Real-world Example: E-commerce HA Architecture

Setup:
• 3 Web VMs across 3 availability zones (99.99% SLA)
• Azure Load Balancer (Layer 4) distributes traffic
• Backend pool: all 3 VMs
• Health probe: check /health every 5 seconds
• Database: SQL Database with geo-replication (separate region)
• Storage: geo-redundant (automatic failover)

Failure Scenarios:
• 1 VM fails → LB detects unhealthy, routes to other 2 VMs (no user impact)
• Zone 1 fails → All 3 VMs go down if all in Zone 1 (bad!)
• Region fails → Database geo-replication + blob storage failover kick in

Result: 99.99% availability for compute, able to survive zone and region failures

Design Decisions

Decision 1: Availability Set or Zone-Redundant?

  • Availability Set: Lower SLA (99.95%), but lower cost, lower latency
  • Zones: Higher SLA (99.99%), survives larger failures, slight latency/cost increase

Decision 2: Load Balancer vs Application Gateway vs Front Door?

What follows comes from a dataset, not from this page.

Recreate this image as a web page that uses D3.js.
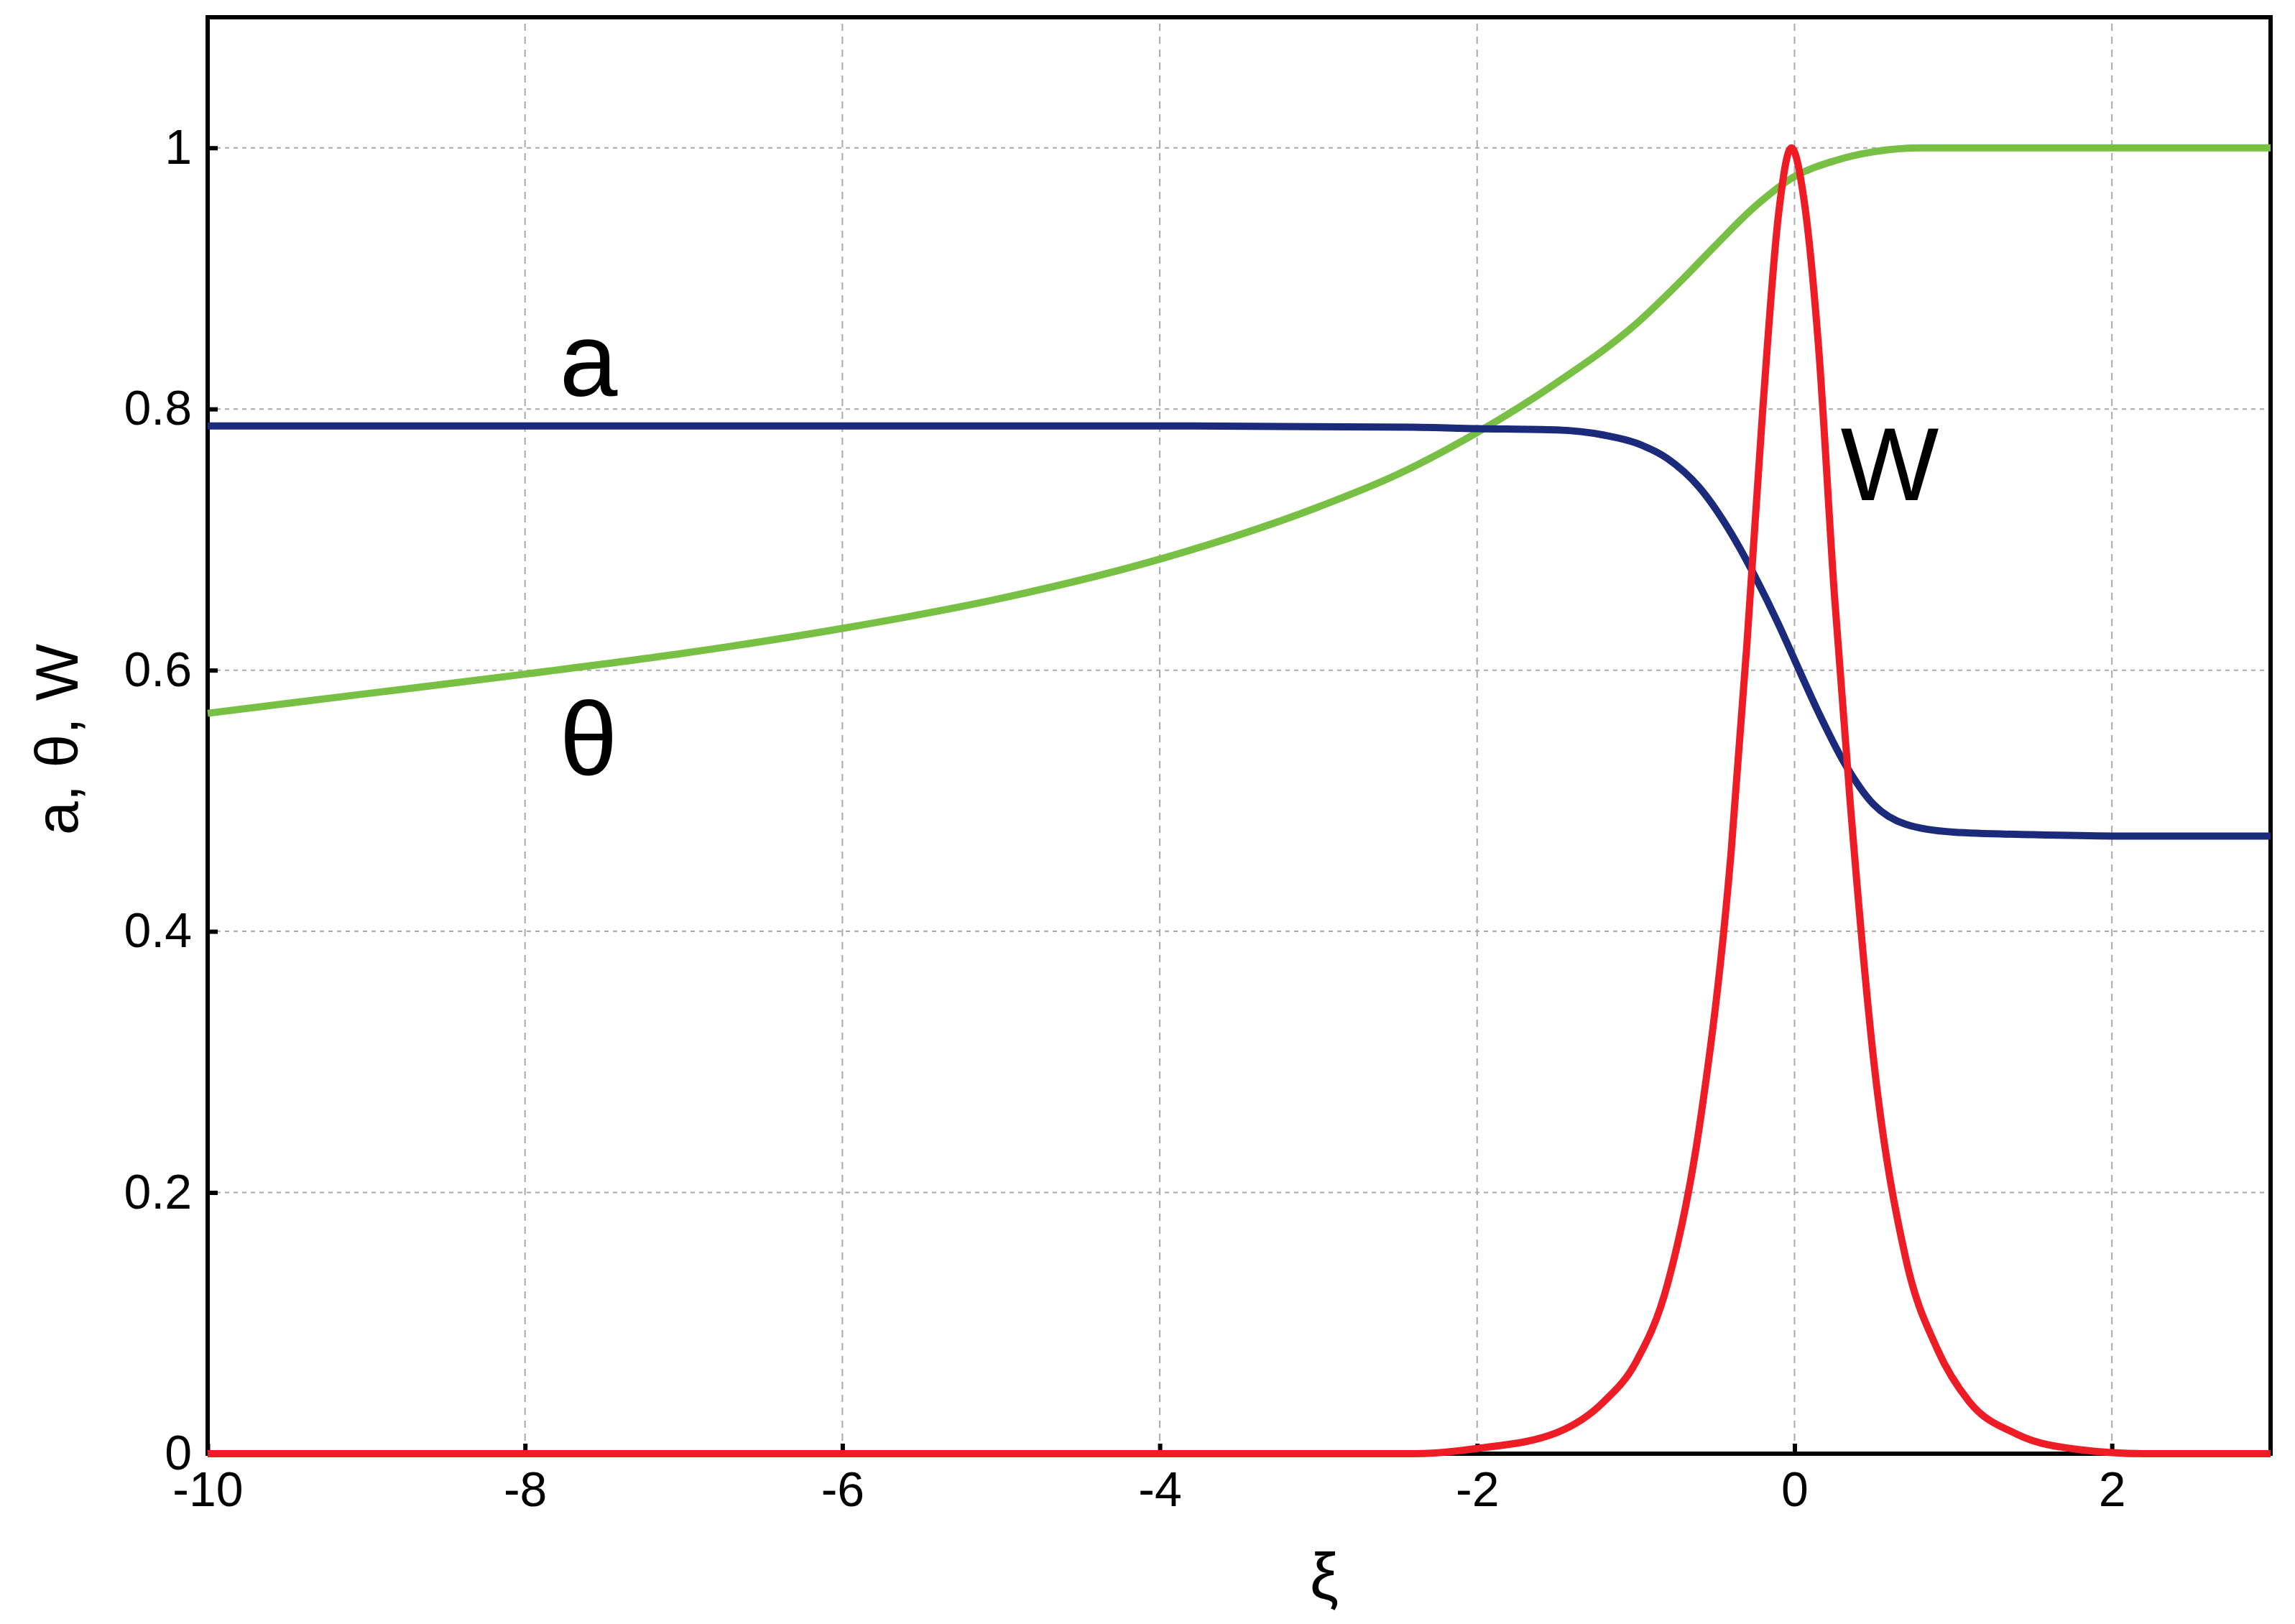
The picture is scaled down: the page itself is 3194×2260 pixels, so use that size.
<!DOCTYPE html>
<html><head><meta charset="utf-8">
<script src="https://cdn.jsdelivr.net/npm/d3@7"></script>
<style>body{margin:0;background:#fff}</style>
</head><body><div id="chart"></div>
<script>
const xTicks = [-10, -8, -6, -4, -2, 0, 2];
const yTicks = [0, 0.2, 0.4, 0.6, 0.8, 1];
// a(ξ)
const aX = [-10, -4, -2.4, -2, -1.5, -1.2, -1, -0.8, -0.6, -0.4, -0.25, -0.1, 0, 0.15, 0.3, 0.5, 0.7, 1, 1.5, 2, 3];
const aY = [0.787, 0.787, 0.786, 0.785, 0.784, 0.78, 0.774, 0.762, 0.74, 0.705, 0.672, 0.635, 0.608, 0.568, 0.532, 0.497, 0.482, 0.476, 0.474, 0.473, 0.473];
// θ(ξ)
const tX = [-10, -9, -8, -7, -6, -5, -4, -3, -2.5, -2, -1.5, -1, -0.7, -0.5, -0.25, 0, 0.25, 0.5, 0.8, 1, 2, 3];
const tY = [0.567, 0.582, 0.597, 0.613, 0.632, 0.655, 0.685, 0.725, 0.75, 0.782, 0.82, 0.865, 0.9, 0.925, 0.955, 0.978, 0.99, 0.997, 1.0, 1.0, 1.0, 1.0];
// W(ξ)
const wX = [-10, -2.4, -2, -1.5, -1.2, -1, -0.8, -0.6, -0.4, -0.3, -0.2, -0.1, -0.02, 0.06, 0.15, 0.25, 0.35, 0.5, 0.7, 0.9, 1.1, 1.4, 1.8, 2.2, 3];
const wY = [0, 0, 0.004, 0.016, 0.04, 0.07, 0.13, 0.25, 0.46, 0.62, 0.8, 0.95, 1.0, 0.96, 0.85, 0.66, 0.5, 0.3, 0.15, 0.08, 0.04, 0.015, 0.003, 0, 0];

const width = 3194, height = 2260;
const m = {left: 289, right: 34, top: 24, bottom: 237};
const svg = d3.select("#chart").append("svg").attr("width", width).attr("height", height);
const x = d3.scaleLinear([-10, 3], [m.left, width - m.right]);
const y = d3.scaleLinear([0, 1.1], [height - m.bottom, m.top]);
const font = "Liberation Sans, Arial, sans-serif";

// grid
svg.append("g").selectAll("line").data(xTicks.slice(1)).join("line")
  .attr("x1", d => x(d)).attr("x2", d => x(d)).attr("y1", y(0)).attr("y2", y(1.1))
  .attr("stroke", "#aaa").attr("stroke-width", 2).attr("stroke-dasharray", "10,8");
svg.append("g").selectAll("line").data(yTicks.slice(1)).join("line")
  .attr("x1", x(-10)).attr("x2", x(3)).attr("y1", d => y(d)).attr("y2", d => y(d))
  .attr("stroke", "#aaa").attr("stroke-width", 2).attr("stroke-dasharray", "6,6");

// axes
const xAxis = svg.append("g").attr("transform", `translate(0,${y(0)})`)
  .call(d3.axisBottom(x).tickValues(xTicks).tickSize(-14).tickPadding(22).tickFormat(d => String(d)));
const yAxis = svg.append("g").attr("transform", `translate(${x(-10)},0)`)
  .call(d3.axisLeft(y).tickValues(yTicks).tickSize(-14).tickPadding(22).tickFormat(d => d === 0 || d === 1 ? d : d3.format(".1f")(d)));
[xAxis, yAxis].forEach(g => {
  g.select(".domain").remove();
  g.selectAll(".tick line").attr("stroke", "#000").attr("stroke-width", 6);
  g.selectAll("text").attr("font-family", font).attr("font-size", 68).attr("fill", "#000");
});
xAxis.selectAll("text").attr("dy", "0.75em");

// frame
svg.append("rect").attr("x", x(-10)).attr("y", y(1.1)).attr("width", x(3) - x(-10)).attr("height", y(0) - y(1.1))
  .attr("fill", "none").attr("stroke", "#000").attr("stroke-width", 6);

const line = (xs, ys) => d3.line().x((d, i) => x(xs[i])).y(d => y(d)).curve(d3.curveMonotoneX)(ys);
svg.append("path").attr("d", line(tX, tY)).attr("fill", "none").attr("stroke", "#77c043").attr("stroke-width", 10);
svg.append("path").attr("d", line(aX, aY)).attr("fill", "none").attr("stroke", "#1c2a7c").attr("stroke-width", 10);
svg.append("path").attr("d", line(wX, wY)).attr("fill", "none").attr("stroke", "#ee1c25").attr("stroke-width", 10);

// curve labels
const lab = [["a", -7.6, 0.81], ["θ", -7.6, 0.52], ["W", 0.6, 0.73]];
svg.append("g").selectAll("text").data(lab).join("text")
  .attr("x", d => x(d[1])).attr("y", d => y(d[2])).attr("text-anchor", "middle")
  .attr("font-family", font).attr("font-size", 145).text(d => d[0]);

// axis titles
svg.append("text").attr("x", 1843).attr("y", 2225).attr("text-anchor", "middle")
  .attr("font-family", font).attr("font-size", 90).text("ξ");
svg.append("text").attr("transform", `translate(108,${y(0.547)}) rotate(-90)`).attr("text-anchor", "middle")
  .attr("font-family", font).attr("font-size", 84).text("a, θ, W");
</script></body></html>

  • LB: High performance, Layer 4, best for TCP/UDP
  • AppGW: Application-aware routing, WAF, HTTPS termination
  • Front Door: Multi-region, geolocation-based routing

Summary

Interview Questions

Q: What's the difference between availability sets and availability zones?
A: Sets protect from hardware failure in same datacenter (99.95% SLA). Zones protect from entire datacenter failure (99.99% SLA, multi-datacenter).
Q: Design a highly available web app: must survive 1 zone failure with <100ms latency increase.
A: Deploy 3+ VMs across 3 zones, Azure LB distributes traffic. If one zone fails, other 2 zones handle load. Zone-to-zone latency ~5ms, so total latency impact minimal. Use active-active (all zones actively serve traffic).
Q: When would you use an Availability Set instead of Zones?
A: Cost-sensitive or latency-sensitive apps that don't need zone-failure protection. Example: internal app that 99.95% SLA is acceptable for. Zones have inter-zone data transfer costs.